I’m willing to concede that for the sake of internal consistency, the US government must at least nominally enforce its classification law at the public’s expense. Even still, it’s imperative that we support Ed Snowden’s leak of information about NSA surveillance if he has a good faith conflict of conscience about it. It’s clear to me from the below excerpts from Snowden’s Hong Kong interview with Glenn Greenwald that his conflict was in good faith [emphasis mine]:

“When you’re in positions of privileged access like a systems administrator for the sort of intelligence community agencies, you’re exposed to a lot more information on a broader scale then the average employee and because of that you see things that may be disturbing but over the course of a normal person’s career you’d only see one or two of these instances. When you see everything you see them on a more frequent basis and you recognize that some of these things are actually abuses. And when you talk to people about them in a place like this where this is the normal state of business people tend not to take them very seriously and move on from them.”

“But over time that awareness of wrongdoing sort of builds up and you feel compelled to talk about. And the more you talk about the more you’re ignored. The more you’re told its not a problem until eventually you realize that these things need to be determined by the public and not by somebody who was simply hired by the government.”

“You can’t come forward against the world’s most powerful intelligence agencies and be completely free from risk because they’re such powerful adversaries. No one can meaningfully oppose them. If they want to get you, they’ll get you in time. But at the same time you have to make a determination about what it is that’s important to you. And if living unfreely but comfortably is something you’re willing to accept, and I think it many of us are it’s the human nature; you can get up everyday, go to work, you can collect your large paycheck for relatively little work against the public interest, and go to sleep at night after watching your shows.”

“But if you realize that that’s the world you helped create and it’s gonna get worse with the next generation and the next generation who extend the capabilities of this sort of architecture of oppression, you realize that you might be willing to accept any risk and it doesn’t matter what the outcome is so long as the public gets to make their own decisions about how that’s applied.”

Our awareness of surveillance programs is a necessary condition for our regulation of those programs. We in the US should insist on the necessary information to determine their value for ourselves. Luckily, the poll I linked above suggests public support for open Congressional hearings on the NSA surveillance programs even while the public is less sympathetic of Snowden.

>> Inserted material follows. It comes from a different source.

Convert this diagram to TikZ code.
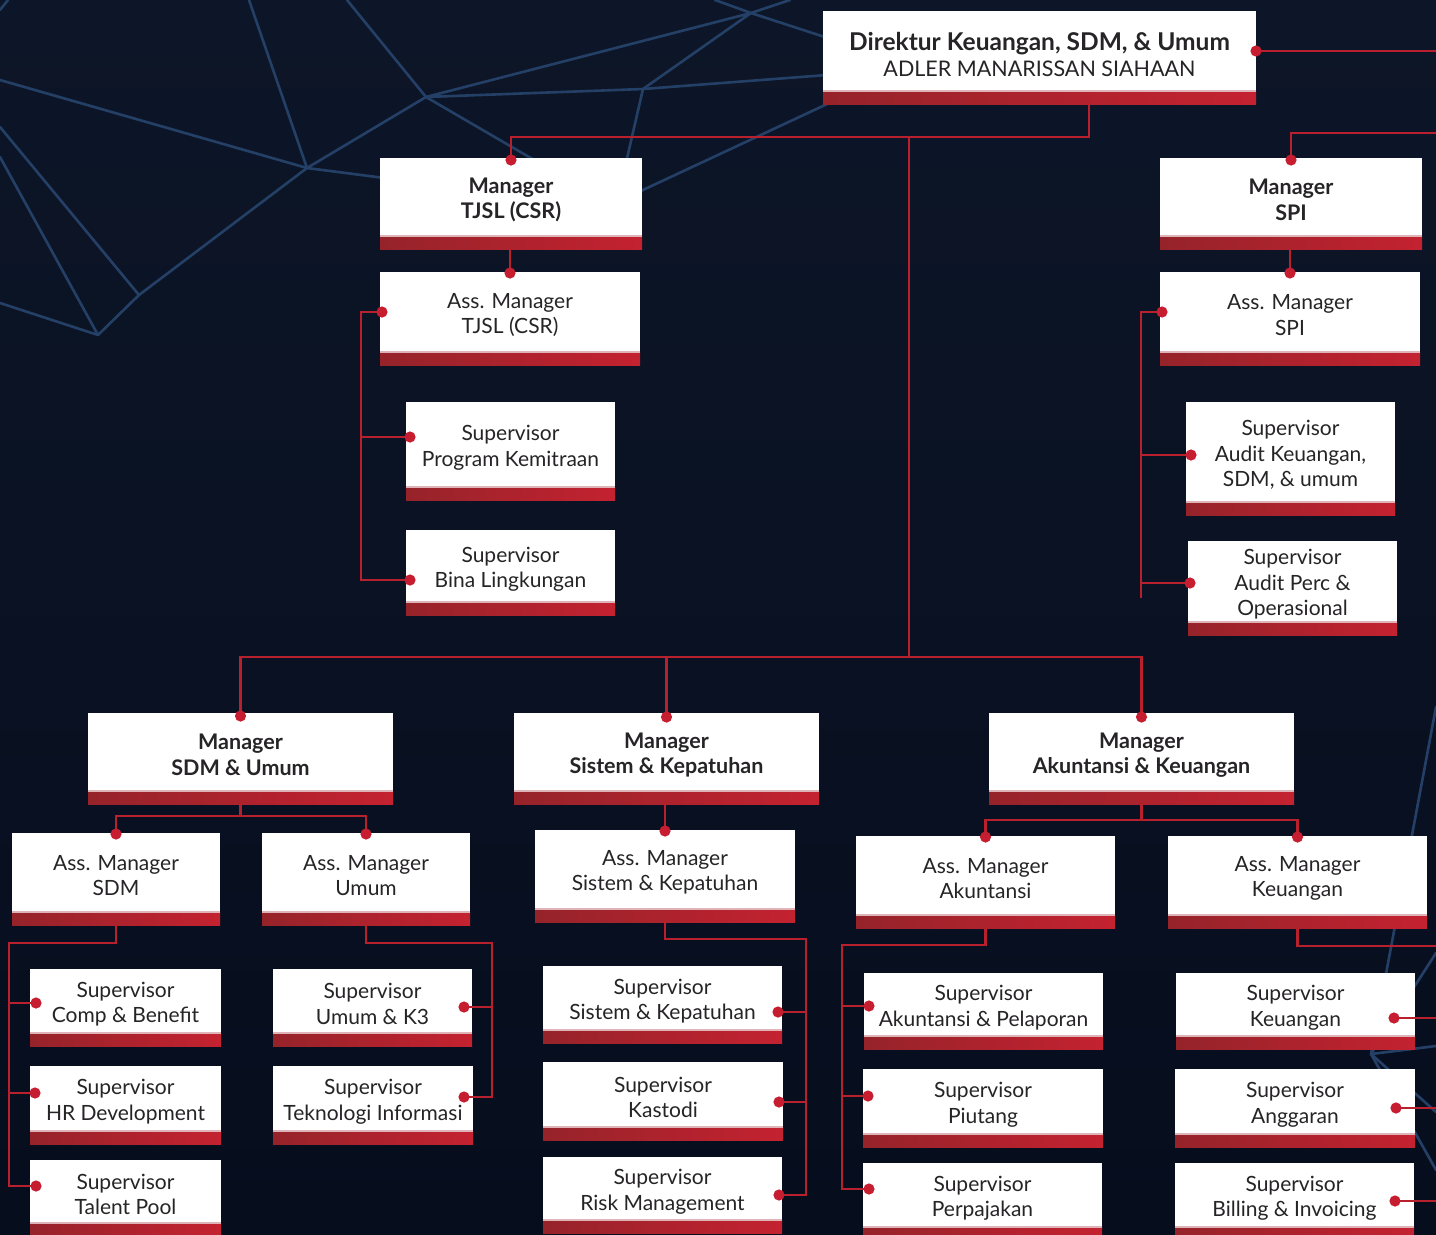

Democracy aside, empathic reasoning makes clear that to render an individual impotent to act on fundamental crises of conscience is a form of cruelty and brutality with the potential to destroy lives. Classification law arguably institutionalizes this cruelty. If the cruelty cannot be eliminated altogether from a country that is survivable in a world of security dilemmas, then we can at least mitigate, minimize, or otherwise regulate the cruelty down to acceptable levels. A good start is public acceptance of leaks motivated by crises of conscience—Snowden leaked it for us. Materially, he could have hoped for nothing but sacrifice in return for his gesture. We are much more informed than we are less safe.